◆ WHAT YOU ARE ASKED TO DO
Only the lines from the start of the data to the line containing "(0,0) rectangle (954,806);", both included, should be output, exactly and without pictures.
#####
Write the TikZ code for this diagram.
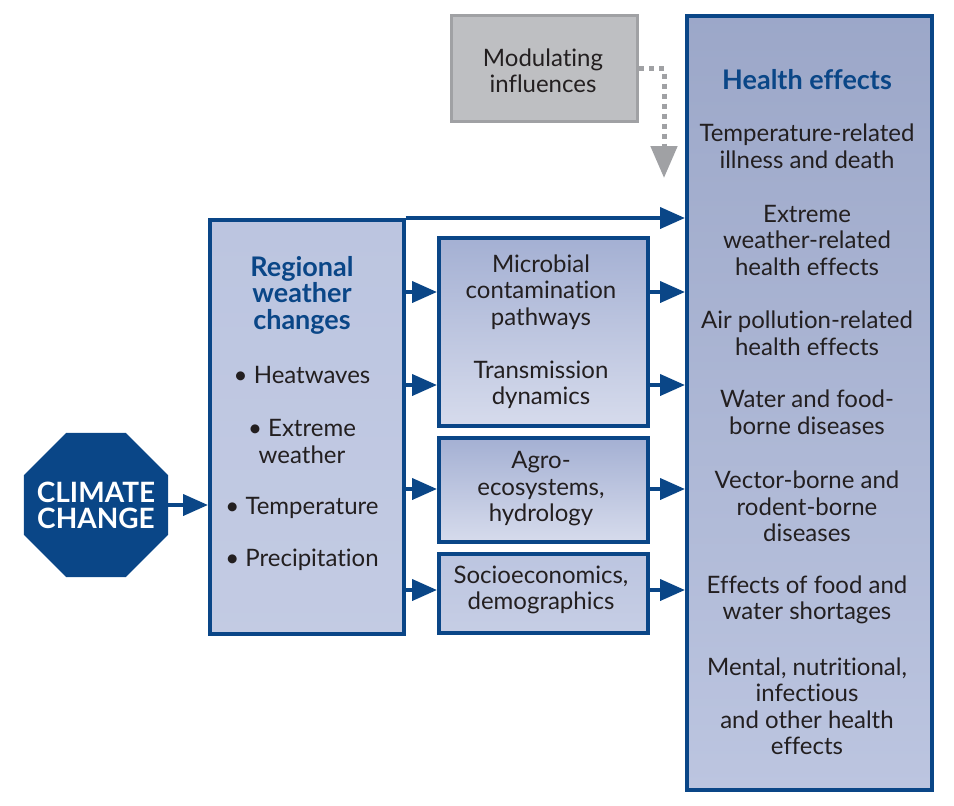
\documentclass[tikz,border=0pt]{standalone}
\usepackage{fontspec}
\setmainfont{Lato}[Ligatures={NoCommon}]
\usetikzlibrary{shapes.geometric,arrows.meta,positioning}

\definecolor{cblue}{RGB}{10,70,135}
\definecolor{ctext}{RGB}{35,31,32}
\definecolor{cgray}{RGB}{160,161,164}
\definecolor{cgrayfill}{RGB}{190,191,194}
\definecolor{ptop}{RGB}{164,176,211}
\definecolor{pbot}{RGB}{214,219,236}
\definecolor{pmid}{RGB}{188,197,224}

\begin{document}
\begin{tikzpicture}[
    x=1pt, y=-1pt,
    panel/.style={rectangle, draw=cblue, line width=3.5pt, inner sep=0pt, anchor=north west,
                  top color=ptop, bottom color=pbot},
    flatpanel/.style={panel, top color=pmid, bottom color=pmid!85!white},
    txt/.style={align=center, inner sep=0pt, text=ctext, font=\fontsize{24}{26.5}\selectfont},
    head/.style={txt, text=cblue, font=\fontsize{27}{26.5}\selectfont\bfseries},
    arrow/.style={-{Triangle[length=25pt,width=21pt]}, line width=4pt, draw=cblue},
    dotarrow/.style={-{Triangle[length=32pt,width=26pt]}, line width=5pt, draw=cgray,
                     dash pattern=on 5pt off 5pt}
]
    \useasboundingbox (0,0) rectangle (954,806);

    % boxes
    \node[panel, minimum width=245pt, minimum height=774pt, top color=ptop!95!black, bottom color=pmid] (health) at (685,14) {};
    \node[panel, minimum width=194pt, minimum height=414pt, top color=pmid, bottom color=pmid!90!white] (reg) at (208,218) {};
    \node[panel, minimum width=209pt, minimum height=188pt] (mid1) at (437,236) {};
    \node[panel, minimum width=209pt, minimum height=104pt] (mid2) at (437,436) {};
    \node[flatpanel, minimum width=209pt, minimum height=79pt] (mid3) at (437,552) {};
    \node[rectangle, draw=cgray, line width=3pt, fill=cgrayfill, anchor=north west,
          minimum width=186pt, minimum height=106pt] (mod) at (450,14) {};

    \node[regular polygon, regular polygon sides=8, fill=cblue, inner sep=0pt,
          minimum size=156pt] (clim) at (96,505) {};
    \node[align=center, text=white, inner sep=0pt,
          font=\fontsize{28}{26}\selectfont\bfseries] (climtxt) at (clim.center) {CLIMATE\\CHANGE};

    % texts
    \node[txt] (modtxt) at (543,71) {Modulating\\influences};

    \node[head] (hhead) at (807,80) {Health effects};
    \node[txt] (htemp) at (807,146.5) {Temperature-related\\illness and death};
    \node[txt] (hext) at (807,240) {Extreme\\weather-related\\health effects};
    \node[txt] (hair) at (807,333.5) {Air pollution-related\\health effects};
    \node[txt] (hwater) at (807,412.5) {Water and food-\\borne diseases};
    \node[txt] (hvec) at (807,506.5) {Vector-borne and\\rodent-borne\\diseases};
    \node[txt] (hfood) at (807,600) {Effects of food and\\water shortages};
    \node[txt] (hment) at (807,706.5) {Mental, nutritional,\\infectious\\and other health\\effects};

    \node[head] (rhead) at (302,295) {Regional\\weather\\changes};
    \node[txt] (rheat) at (302,375) {\textbullet\ Heatwaves};
    \node[txt] (rext) at (302,441.5) {\textbullet\ Extreme\\weather};
    \node[txt] (rtemp) at (302,508) {\textbullet\ Temperature};
    \node[txt] (rprec) at (302,560) {\textbullet\ Precipitation};

    \node[txt] (micro) at (541,292) {Microbial\\contamination\\pathways};
    \node[txt] (trans) at (541,385) {Transmission\\dynamics};
    \node[txt] (agro) at (541,489) {Agro-\\ecosystems,\\hydrology};
    \node[txt] (socio) at (541,590) {Socioeconomics,\\demographics};

    % connectors
    \draw[arrow] (clim.east) -- (reg.west |- clim);
    \draw[arrow] (reg.north east) -- (health.west |- reg.north east);
    \foreach \t/\b in {micro/mid1, trans/mid1, agro/mid2, socio/mid3} {
        \draw[arrow] (reg.east |- \t) -- (\b.west |- \t);
        \draw[arrow] (\b.east |- \t) -- (health.west |- \t);
    }

    \coordinate (modtip) at (664,178);
    \draw[dotarrow] (mod.east) -| (modtip);
\end{tikzpicture}
\end{document}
#####
◆ WRITTEN ANSWER
Write the TikZ code for this diagram.
\documentclass[tikz,border=0pt]{standalone}
\usepackage{fontspec}
\setmainfont{Lato}[Ligatures={NoCommon}]
\usetikzlibrary{shapes.geometric,arrows.meta,positioning}

\definecolor{cblue}{RGB}{10,70,135}
\definecolor{ctext}{RGB}{35,31,32}
\definecolor{cgray}{RGB}{160,161,164}
\definecolor{cgrayfill}{RGB}{190,191,194}
\definecolor{ptop}{RGB}{164,176,211}
\definecolor{pbot}{RGB}{214,219,236}
\definecolor{pmid}{RGB}{188,197,224}

\begin{document}
\begin{tikzpicture}[
    x=1pt, y=-1pt,
    panel/.style={rectangle, draw=cblue, line width=3.5pt, inner sep=0pt, anchor=north west,
                  top color=ptop, bottom color=pbot},
    flatpanel/.style={panel, top color=pmid, bottom color=pmid!85!white},
    txt/.style={align=center, inner sep=0pt, text=ctext, font=\fontsize{24}{26.5}\selectfont},
    head/.style={txt, text=cblue, font=\fontsize{27}{26.5}\selectfont\bfseries},
    arrow/.style={-{Triangle[length=25pt,width=21pt]}, line width=4pt, draw=cblue},
    dotarrow/.style={-{Triangle[length=32pt,width=26pt]}, line width=5pt, draw=cgray,
                     dash pattern=on 5pt off 5pt}
]
    \useasboundingbox (0,0) rectangle (954,806);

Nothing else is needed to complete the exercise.